The WMF plans to "start recruiting for a new Bugmeister soon". With such a broad area of responsibility, it could well be a tricky post to fill on a permanent basis by the time of Hershberger's actual departure at the end of May. Indeed, the hiring process will be set against an already difficult backdrop of a Git migration and wholesale changes to the Wikimedia deployment process.
Not all fixes may have gone live to WMF sites at the time of writing; some may not be scheduled to go live for many weeks.
OAuth: allowing third-parties apps to authenticate via Wikipedia: There was a discussion this week about implementing OAuth, "a standard protocol to... provide third-party tools (web or client) with granular access to private resources... [without] revealing usernames or passwords to the third-party tool". This would allow for micro-applications to perform actions on Wikipedia, such as editing, in the same way that apps can post on a user's behalf on Twitter and Facebook. Comments were largely supportive, although there were pleas to separate a more generic system from the specific OAuth details, to allow competitor formats to be supported in future. OpenID, a distinct but related system, was also mentioned as a possible superior alternative in some scenarios.
API etiquette: Pages related to so-called API "etiquette" were updated this week to make them easier to find (wikitech-l mailing list). The pages document what reasonable usage of the API (the "machine readable" version of a MediaWiki wiki's content) looks like: single-threaded and responsive to changes in lag, with fewer requests during peak periods. Lead Platform Architect Tim Starling warned in particular against multiple connections, especially since it is so "easy to write a server-side script which accidentally allows 100 concurrent connections to Wikimedia, when 100 people happen to use it at once, or if someone decides to try a DoS attack using the Toolserver as a proxy".
/* Working again */ after bug fix: A whole subset of section titles will once again appear in edit summaries following the resolution of bug #35051. The regression-causing bug (itself introduced as part of a fix for bug #32617), which related to section titles with trailing spaces, prevented their display in edit summaries in the familiar /* Section heading */ summary format, which provides helpful section links from history pages. A fix for trailing HTML comments may also be in the pipeline.

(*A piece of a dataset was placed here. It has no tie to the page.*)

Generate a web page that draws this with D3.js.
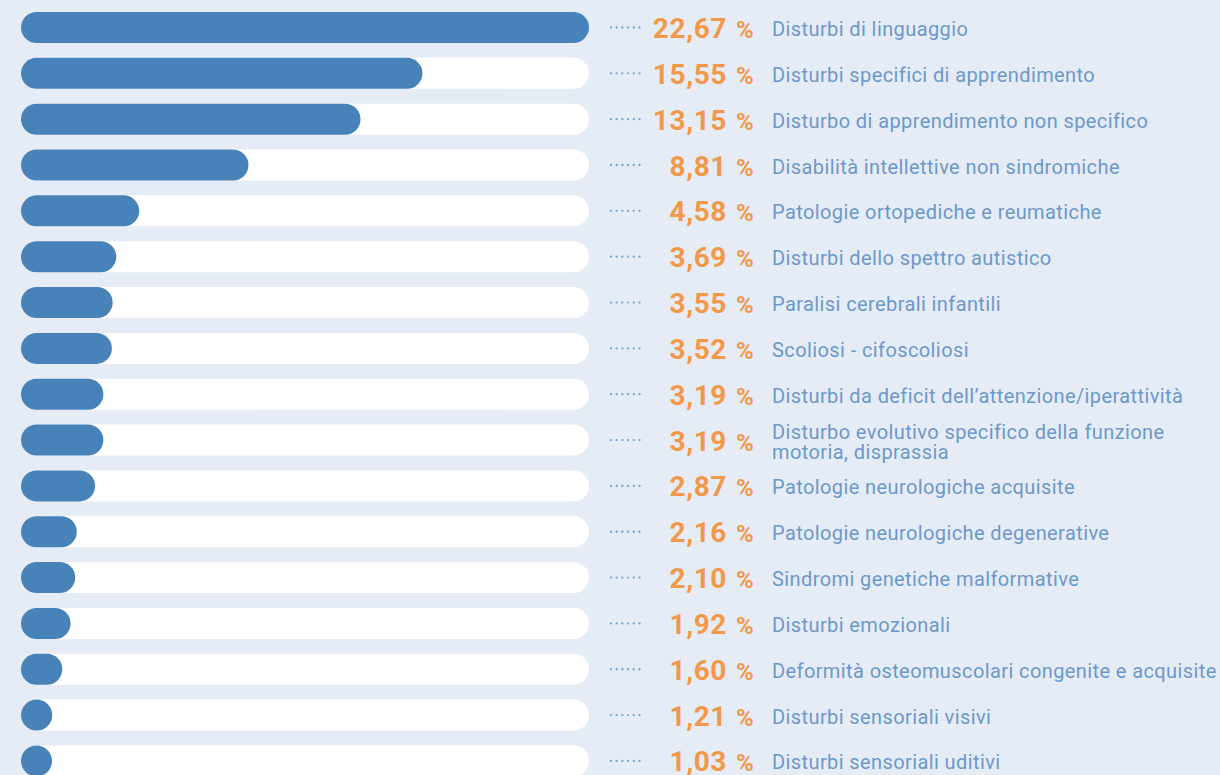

Bugzilla statuses to evolve: The status workflow of bugs filed with Bugzilla has been changed, and may change again shortly (wikitech-l mailing list). The change sees the default state of bugs changes from "NEW" to "UNCONFIRMED", which now precedes it; "NEW" may yet be changed to the more descriptive "CONFIRMED" and further tweaks to "in progress" statuses made. Reception to the change was mixed, with consensus seeming to be that it was a positive step, albeit one that did not necessarily address the key bottlenecks in the current process.